Uma família chamada Santana

Poder estudar Medicina na Faculdade de Ciências Médicas é uma sorte apenas reservada para nós.

Texto: Catarina Cardoso

Ilustração: Paulo Lucas

Uns pela primeira vez. Outros como resultado de uma ou mais tentativas infrutíferas e consequente insistência. De todos os pontos do país e ilhas. Diferentes  sonhos, diferentes perspectivas, diferentes personalidades. Unidos por uma média aritmética baseada no que foi feito em três anos e em três exames. Unidos pela mesma vontade e ambição. Unidos pela mesma escolha. Todos os caminhos, por muito distintos, terminaram na Muy Nobre Faculdade de Ciências Médicas da Universidade Nova de Lisboa.

Aqui não importa a origem, se estamos na nossa cidade natal ou se viemos de uma terrinha cujo nome nem todos conseguem pronunciar. Tanto faz se frequentámos outro curso ou se caímos de pára-quedas, direitinhos do secundário. É indiferente o clube, idealismo político ou gostos pessoais e musicais. A partir do momento em que se ultrapassa a porta, não só se entra num dos mais belos edifícios da cidade, como também numa das mais belas e acolhedoras famílias académicas. E então sim, todos os pequenos grandes detalhes da nossa vida que não têm uma palavra a dizer sobre a entrada no curso ganham importância, vão sendo descobertos, contados e partilhados com aqueles que, à semelhança, estão a iniciar um novo momento nas suas vidas e são esses mesmos detalhes que nos fazem tanto únicos como essenciais.

Entrar em Medicina é daquelas coisas difíceis de descrever, daqueles sonhos orgulhosamente realizados, um misto de sentimentos, orgulho e receio, felicidade e inquietação.
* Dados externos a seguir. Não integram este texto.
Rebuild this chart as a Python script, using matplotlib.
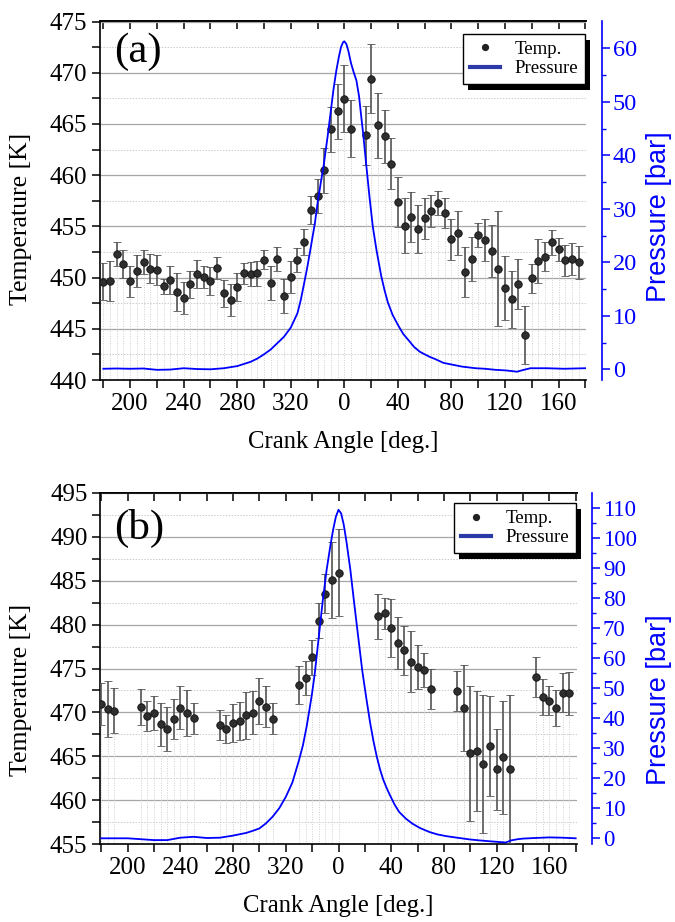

Um curso com fama, de tão longo e complicado. Há uns que o temem, outros que o idolatram, mas todos nutrem carinho, na mesma medida que respeito. Um carinho especial que fará com que nunca se deixe de acreditar e um respeito que fará com que o desleixo nunca ganhe (muita) vantagem.

O caminho far-se-á de passos, pequenos mas decididos – que a direcção é mais importante que a velocidade, por vezes pouco seguros e muitas vezes perdendo o rumo. O caminho far-se-á de olhares curiosos, desconfiados e expectantes. O caminho far-se-á de pedras no sapato, dores nas pernas, nas costas e outras mazelas para dar e vender. O caminho far-se-á de loucura, exuberância, desespero e felicidade. O caminho far-se-á.

Seguindo o curso natural da vida académica, passaremos todos de caloiros, meios perdidos no novo dia-a-dia e procurando ainda o lugar adequado, a doutores, com mil e uma histórias para contar e outras tantas para ouvir, que é isso que nos torna humanos. Neste tão falado caminho vamos ansiar a passagem do teórico ao prático, desejar andar com o estetoscópio ao peito, mesmo não sabendo identificar a diferença entre um sopro sistólico e uma fibrilhação auricular, ambientar-nos ao cheiro do hospital e começar a ser tratados por “Sr(a) Doutor(a)”, por muito pouco que nos sintamos dignos desse título e de tal confiança. Neste tão falado caminho, há tantas fases e transformações quantas as que a nossa imaginação permitir, desde pequenos caloiros recém-chegados assustados com a quantidade de matéria a grandes (ou serão pequenos também?) recém-formados médicos assustados com a responsabilidade de uma nova vida. As metamorfoses acontecem inevitavelmente, na nossa cabeça, no nosso coração, na nossa personalidade e no modo de ver tudo à nossa volta.

A verdade é que o curso de Medicina é movido pela paixão. Não imagino o sacrifício que seria fazê-lo sem um pingo de interesse pelo organismo humano, sem um je ne sais quoi de fascínio pela luta constante do equilíbrio, por uma batalha sem fim entre saúde e doença. Se poder estudar é uma bênção reservada (infelizmente) para alguns, estudar Medicina é um privilégio reservado para poucos, e poder estudar Medicina na Faculdade de Ciências Médicas é uma sorte apenas reservada para nós.

Digo sorte porque jogámos contra probabilidades infinitas e encontrámos o nosso lugar aqui, bem em frente ao jardim do Campo Mártires da Pátria, na soalheira (bem, nem sempre!) colina de Santana. Gosto de pensar assim, que tudo isto é uma bênção, um privilégio e uma sorte e talvez seja isso que faz com que os dias passem, uns mais depressa que os outros, e com que possa olhar para trás e ver caminho percorrido e depois para a frente, claro e ver o caminho que tanto desejo ainda percorrer. O caminho far-se-á.

A vocês, novos caloiros e membros desta tão grande e nobre família, deixo-vos uma mensagem especial:

“Bem-vindos aos melhores anos das vossas vidas!”